Adrian Roper
Chief Executive

I began working in social care in 1981 as a care assistant in Cardiff. The health board and county council were creating comprehensive local services for people with a learning disability in west Cardiff, including bringing home all the local people who were then living in gloomy wards in Ely Hospital. It was called the NIMROD project and it helped to inspire the launching of the All Wales Strategy for people with learning disabilities in 1983.

But my involvement with social care and people with learning disabilities started before my paid career. My mother was the WRVS Organiser for my home village of Dinas Powys throughout the 1970s, and she used to involve me as a volunteer in all sorts of community care activities such as delivering meals on wheels and befriending someone who had become paralyzed after an accident in work. It was my mum who suggested I apply for a job with NIMROD and, as they initially wouldn’t accept me without any experience of people with a learning disability, I became a volunteer co-resident in a group home in Cardiff. The home had been established in 1974 by a young psychology student called Jim Mansell, and it involved students and other community volunteers living in a shared house with five people who had spent their teens in Ely Hospital. My time there was really inspiring. We were all equal as co-tenants and everyone gave something and gained something from sharing our lives together. I became great friends with an ex-Ely resident called Alan Duncan who sadly passed away a few years ago but whose smiling photo is always on the wall above my desk.

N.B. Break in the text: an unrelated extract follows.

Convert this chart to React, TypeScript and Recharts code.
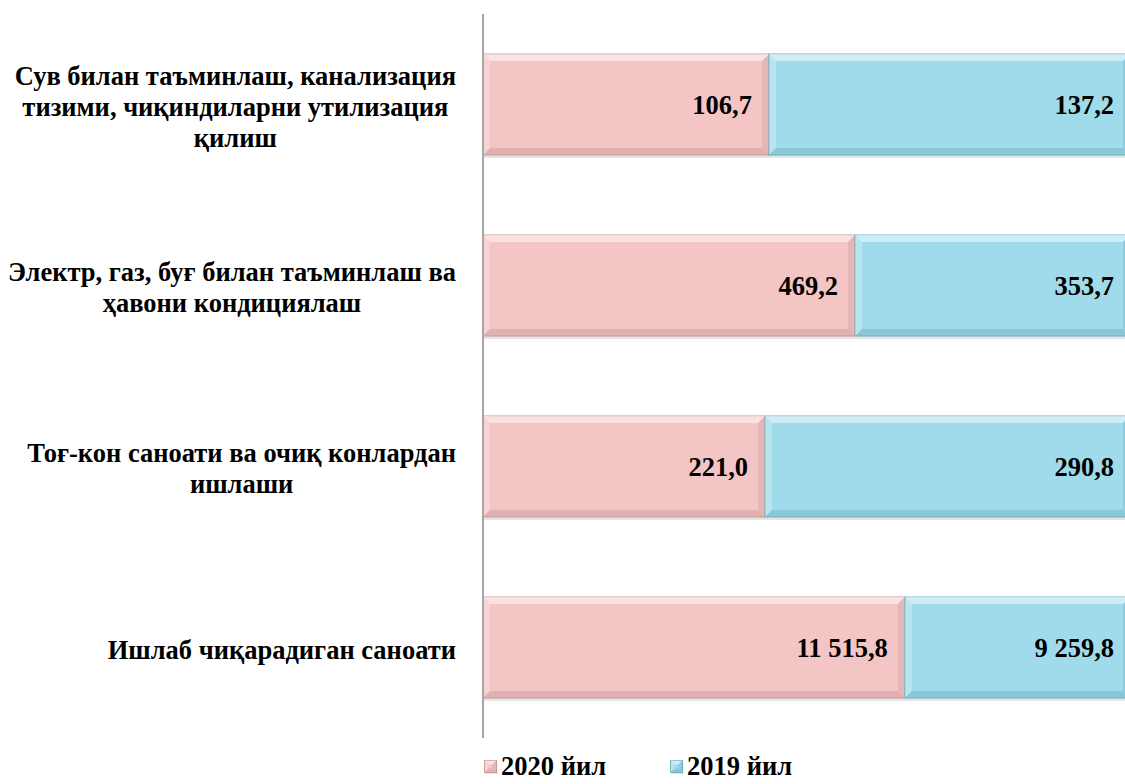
import React from 'react'
import { Bar, BarChart, XAxis, YAxis, LabelList } from 'recharts'

const categories = [
  ['Сув билан таъминлаш, канализация', 'тизими, чиқиндиларни утилизация', 'қилиш'],
  ['Электр, газ, буғ билан таъминлаш ва', 'ҳавони кондициялаш'],
  ['Тоғ-кон саноати ва очиқ конлардан', 'ишлаши'],
  ['Ишлаб чиқарадиган саноати'],
]

// bar shares (%) as drawn in the picture
const share2020 = [44.2, 57.5, 43.6, 65.2]
const share2019 = [55.8, 42.5, 56.4, 34.8]

// printed values
const labels2020 = ['106,7', '469,2', '221,0', '11 515,8']
const labels2019 = ['137,2', '353,7', '290,8', '9 259,8']

const series = [
  { key: 'y2020', name: '2020 йил', color: '#f4c5c5', dark: '#c99a9a' },
  { key: 'y2019', name: '2019 йил', color: '#a0dbeb', dark: '#6fb0c2' },
]

const FONT = '"Liberation Serif"'
const FS = 26.5

const data = categories.map((lines, i) => ({
  name: String(i),
  y2020: share2020[i],
  y2019: share2019[i],
  l2020: labels2020[i],
  l2019: labels2019[i],
}))

let ctx: CanvasRenderingContext2D | null = null
function textWidth(s: string, font: string) {
  if (!ctx) ctx = document.createElement('canvas').getContext('2d')
  if (!ctx) return s.length * 12
  ctx.font = font
  return ctx.measureText(s).width
}

const CategoryTick = (props: any) => {
  const { x, y, payload } = props
  const lines: string[] = categories[Number(payload.value)]
  const font = `bold ${FS}px ${FONT}`
  const widths = lines.map((l) => textWidth(l, font))
  const block = Math.max(...widths)
  const right = x - 19
  const cx = right - block / 2
  const lh = 31
  const top = y - ((lines.length - 1) * lh) / 2 + 5
  return (
    <text fontFamily="Liberation Serif" fontWeight="bold" fontSize={FS} fill="#000" textAnchor="middle">
      {lines.map((l, i) => (
        <tspan key={i} x={cx} y={top + i * lh} dominantBaseline="middle">
          {l}
        </tspan>
      ))}
    </text>
  )
}

const bevel = (color: string, dark: string) => (props: any) => {
  const { x, y, width, height } = props
  if (!width || width <= 0) return null
  const b = Math.min(7, width / 3)
  return (
    <g>
      <rect x={x + 1} y={y + 3} width={width} height={height} fill="#000" opacity={0.1} />
      <rect x={x} y={y} width={width} height={height} fill={color} stroke={dark} strokeWidth={1} />
      <polygon points={`${x},${y} ${x + width},${y} ${x + width - b},${y + b} ${x + b},${y + b}`} fill="#fff" opacity={0.5} />
      <polygon points={`${x},${y} ${x + b},${y + b} ${x + b},${y + height - b} ${x},${y + height}`} fill="#fff" opacity={0.25} />
      <polygon points={`${x},${y + height} ${x + b},${y + height - b} ${x + width - b},${y + height - b} ${x + width},${y + height}`} fill={dark} opacity={0.45} />
      <polygon points={`${x + width},${y} ${x + width},${y + height} ${x + width - b},${y + height - b} ${x + width - b},${y + b}`} fill={dark} opacity={0.35} />
    </g>
  )
}

const LegendRow = () => (
  <div
    style={{
      position: 'absolute',
      left: 484,
      top: 753,
      display: 'flex',
      alignItems: 'center',
      fontFamily: FONT,
      fontWeight: 'bold',
      fontSize: FS,
      lineHeight: '27px',
      color: '#000',
    }}
  >
    {series.map((s, i) => (
      <div key={s.key} style={{ display: 'flex', alignItems: 'center', marginRight: i === 0 ? 64 : 0 }}>
        <svg width={14} height={14} style={{ marginRight: 3 }}>
          {bevel(s.color, s.dark)({ x: 0.5, y: 0.5, width: 12, height: 12 })}
        </svg>
        <span>{s.name}</span>
      </div>
    ))}
  </div>
)

export default function App() {
  return (
    <div style={{ position: 'absolute', left: 0, top: 0, width: 1125, height: 784, background: '#fff', overflow: 'hidden' }}>
      <BarChart
        width={1130}
        height={784}
        data={data}
        layout="vertical"
        margin={{ top: 14, right: 0, bottom: 46, left: 0 }}
        barSize={101}
      >
        <XAxis type="number" domain={[0, 100]} hide />
        <YAxis
          type="category"
          dataKey="name"
          width={483}
          axisLine={{ stroke: '#a6a6a6', strokeWidth: 2 }}
          tickLine={false}
          tick={<CategoryTick />}
        />
        {series.map((s) => (
          <Bar
            key={s.key}
            dataKey={s.key}
            stackId="a"
            fill={s.color}
            shape={bevel(s.color, s.dark)}
            isAnimationActive={false}
          >
            <LabelList
              dataKey={s.key === 'y2020' ? 'l2020' : 'l2019'}
              position="insideRight"
              offset={s.key === 'y2020' ? 17 : 16}
              fill="#000"
              fontFamily="Liberation Serif"
              fontWeight="bold"
              fontSize={FS}
            />
          </Bar>
        ))}
      </BarChart>
      <LegendRow />
    </div>
  )
}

It was with funding support from the All Wales Strategy that Cartrefi Cymru was established in 1989, as a vehicle for the provision of high quality learning disability services in rural Wales and the Valleys, and I became its second Director in 1996. It hasn’t always been an easy job, especially with the challenges created by the marketisation of social care. But Cartrefi has got really strong values and great people, and together we are always striving to do what’s right, rather than just what’s in the contract. This led to our becoming a multi-stakeholder co-op where the people we support, employees and community supporters can all be members. The spirit of equality and solidarity is very much alive. And for me, so are the guiding spirits of Jim, Alan, and my mum.